Arrangements are being finalised to reintroduce the endangered California condor at Redwood National Park and at Yurok Ancestral Territory in California

With a wingspan of almost 10 feet, the California condor is the largest soaring land bird in North America. It plays a significant role in the spiritual and cultural beliefs of the Yurok Tribe, which has led this reintroduction effort because the condor - which it calls prey-go-neesh - is part of its sacred cultural landscape. The condor release facility will be operated by the Northern California Condor Restoration Program, a partnership between the tribe and the national park. This will be the first time in 100 years that the massive vulture will return to the Pacific Northwest.

A California Condor vulture up close
The California condor is the largest soaring land bird in North America © Steve Johnson/Getty Images

California condors prehistorically ranged from California to Florida and, in contemporary times, from Western Canada to Northern Mexico. By the mid-20th century, condor populations drastically declined due to poaching and poisoning, and in 1967, they were listed as endangered.
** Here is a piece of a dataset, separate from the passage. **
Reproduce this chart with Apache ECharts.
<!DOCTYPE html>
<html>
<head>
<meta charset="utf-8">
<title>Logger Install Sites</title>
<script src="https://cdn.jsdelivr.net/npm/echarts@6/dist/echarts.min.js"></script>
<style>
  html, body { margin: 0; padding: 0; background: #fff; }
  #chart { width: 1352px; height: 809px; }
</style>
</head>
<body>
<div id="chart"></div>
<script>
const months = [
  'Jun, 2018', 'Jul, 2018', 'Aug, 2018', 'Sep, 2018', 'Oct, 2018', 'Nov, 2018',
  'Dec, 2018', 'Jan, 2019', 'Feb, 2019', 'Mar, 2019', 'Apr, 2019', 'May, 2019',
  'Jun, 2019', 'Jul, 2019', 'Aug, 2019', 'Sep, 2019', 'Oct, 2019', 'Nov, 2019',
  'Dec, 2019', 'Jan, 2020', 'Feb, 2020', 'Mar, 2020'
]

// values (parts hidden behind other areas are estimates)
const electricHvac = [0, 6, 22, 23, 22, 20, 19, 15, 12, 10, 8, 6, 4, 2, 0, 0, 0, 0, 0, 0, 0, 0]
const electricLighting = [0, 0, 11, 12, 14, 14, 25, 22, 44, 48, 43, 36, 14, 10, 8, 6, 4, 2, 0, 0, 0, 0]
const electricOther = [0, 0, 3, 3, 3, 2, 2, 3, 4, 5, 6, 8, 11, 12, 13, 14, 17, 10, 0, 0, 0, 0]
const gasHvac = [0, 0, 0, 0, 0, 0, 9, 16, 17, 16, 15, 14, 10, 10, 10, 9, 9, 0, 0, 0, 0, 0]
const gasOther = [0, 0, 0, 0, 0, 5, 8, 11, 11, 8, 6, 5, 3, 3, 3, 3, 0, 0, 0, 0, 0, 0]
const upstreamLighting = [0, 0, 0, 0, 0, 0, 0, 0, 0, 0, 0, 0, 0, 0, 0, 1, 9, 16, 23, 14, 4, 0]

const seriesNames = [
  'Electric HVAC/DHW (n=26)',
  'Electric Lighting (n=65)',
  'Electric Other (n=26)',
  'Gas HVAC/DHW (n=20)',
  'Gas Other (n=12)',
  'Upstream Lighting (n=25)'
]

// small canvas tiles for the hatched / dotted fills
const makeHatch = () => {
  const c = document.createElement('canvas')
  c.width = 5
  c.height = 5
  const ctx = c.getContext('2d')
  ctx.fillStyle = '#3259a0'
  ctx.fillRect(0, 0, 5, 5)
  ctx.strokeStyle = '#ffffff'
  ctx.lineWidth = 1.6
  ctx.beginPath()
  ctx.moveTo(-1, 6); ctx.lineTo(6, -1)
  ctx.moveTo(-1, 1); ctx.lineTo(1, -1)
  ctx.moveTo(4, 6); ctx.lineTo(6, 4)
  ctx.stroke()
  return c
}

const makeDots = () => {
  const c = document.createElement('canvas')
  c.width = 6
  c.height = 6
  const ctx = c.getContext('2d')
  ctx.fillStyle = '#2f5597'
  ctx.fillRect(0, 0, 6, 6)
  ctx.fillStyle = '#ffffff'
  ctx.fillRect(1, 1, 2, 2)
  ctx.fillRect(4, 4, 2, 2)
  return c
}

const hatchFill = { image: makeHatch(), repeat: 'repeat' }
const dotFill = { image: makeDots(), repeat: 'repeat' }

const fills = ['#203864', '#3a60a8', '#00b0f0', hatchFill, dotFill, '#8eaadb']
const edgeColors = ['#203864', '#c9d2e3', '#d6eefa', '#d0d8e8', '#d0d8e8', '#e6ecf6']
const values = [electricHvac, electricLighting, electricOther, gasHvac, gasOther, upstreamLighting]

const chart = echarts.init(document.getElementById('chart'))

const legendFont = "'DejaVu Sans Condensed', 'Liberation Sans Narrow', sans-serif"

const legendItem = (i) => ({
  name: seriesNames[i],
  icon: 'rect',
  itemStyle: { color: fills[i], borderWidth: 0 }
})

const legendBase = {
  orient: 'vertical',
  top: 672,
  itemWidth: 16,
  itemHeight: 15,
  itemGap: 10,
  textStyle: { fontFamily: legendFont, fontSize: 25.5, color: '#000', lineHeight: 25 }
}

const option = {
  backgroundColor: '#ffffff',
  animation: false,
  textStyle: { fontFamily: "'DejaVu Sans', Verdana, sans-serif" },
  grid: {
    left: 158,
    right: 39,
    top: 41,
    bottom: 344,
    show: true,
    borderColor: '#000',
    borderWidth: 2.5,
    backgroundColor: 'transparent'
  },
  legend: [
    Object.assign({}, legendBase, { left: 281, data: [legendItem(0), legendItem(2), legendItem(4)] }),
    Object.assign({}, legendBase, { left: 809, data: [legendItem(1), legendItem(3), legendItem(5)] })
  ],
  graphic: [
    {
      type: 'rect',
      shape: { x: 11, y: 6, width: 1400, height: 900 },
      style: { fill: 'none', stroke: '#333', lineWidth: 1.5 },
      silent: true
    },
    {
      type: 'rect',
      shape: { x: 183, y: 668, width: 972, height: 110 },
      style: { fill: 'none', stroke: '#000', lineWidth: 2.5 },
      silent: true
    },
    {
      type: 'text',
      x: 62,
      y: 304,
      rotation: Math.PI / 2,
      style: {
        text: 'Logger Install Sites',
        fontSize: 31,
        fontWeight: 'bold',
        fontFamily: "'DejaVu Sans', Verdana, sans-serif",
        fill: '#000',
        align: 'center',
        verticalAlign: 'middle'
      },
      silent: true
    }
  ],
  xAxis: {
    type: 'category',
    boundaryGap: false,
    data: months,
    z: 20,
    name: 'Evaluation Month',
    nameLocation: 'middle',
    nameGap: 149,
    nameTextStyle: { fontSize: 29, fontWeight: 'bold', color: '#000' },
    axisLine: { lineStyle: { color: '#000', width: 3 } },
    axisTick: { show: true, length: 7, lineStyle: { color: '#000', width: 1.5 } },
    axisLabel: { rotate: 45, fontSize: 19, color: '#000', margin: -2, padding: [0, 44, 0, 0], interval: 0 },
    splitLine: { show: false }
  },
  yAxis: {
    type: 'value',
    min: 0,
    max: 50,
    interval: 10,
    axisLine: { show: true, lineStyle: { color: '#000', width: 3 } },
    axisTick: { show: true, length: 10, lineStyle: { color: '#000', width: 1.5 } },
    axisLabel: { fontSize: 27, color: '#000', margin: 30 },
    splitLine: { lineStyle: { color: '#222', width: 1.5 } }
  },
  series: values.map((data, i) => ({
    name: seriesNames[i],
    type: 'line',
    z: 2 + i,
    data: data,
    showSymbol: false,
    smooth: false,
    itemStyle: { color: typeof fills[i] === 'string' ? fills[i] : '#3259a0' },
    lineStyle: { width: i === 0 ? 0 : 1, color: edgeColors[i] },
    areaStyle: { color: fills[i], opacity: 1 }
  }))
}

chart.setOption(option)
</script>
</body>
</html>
Only 23 condors survived worldwide in 1982, and by 1987, all remaining wild condors were placed into a captive breeding program to facilitate an intensive recovery program. As a result, there are now over 300 California condors in the wild in California, Arizona, Utah and Baja California, although the bird is still listed as endangered.

Pending completion of the condor release facility, the anticipated release of condors would be fall of 2021 or spring of 2022, and new rules have been put in place to protect them. “For the last 20 years, the Yurok Tribe has been actively engaged in the restoration of the rivers, forests and prairies in our ancestral territory," says Joseph L. James, chairman of the tribe. "The reintroduction of the condor is one component of this effort to reconstruct the diverse environmental conditions that once existed in our region. We are extremely proud of the fact that our future generations will not know a world without prey-go-neesh."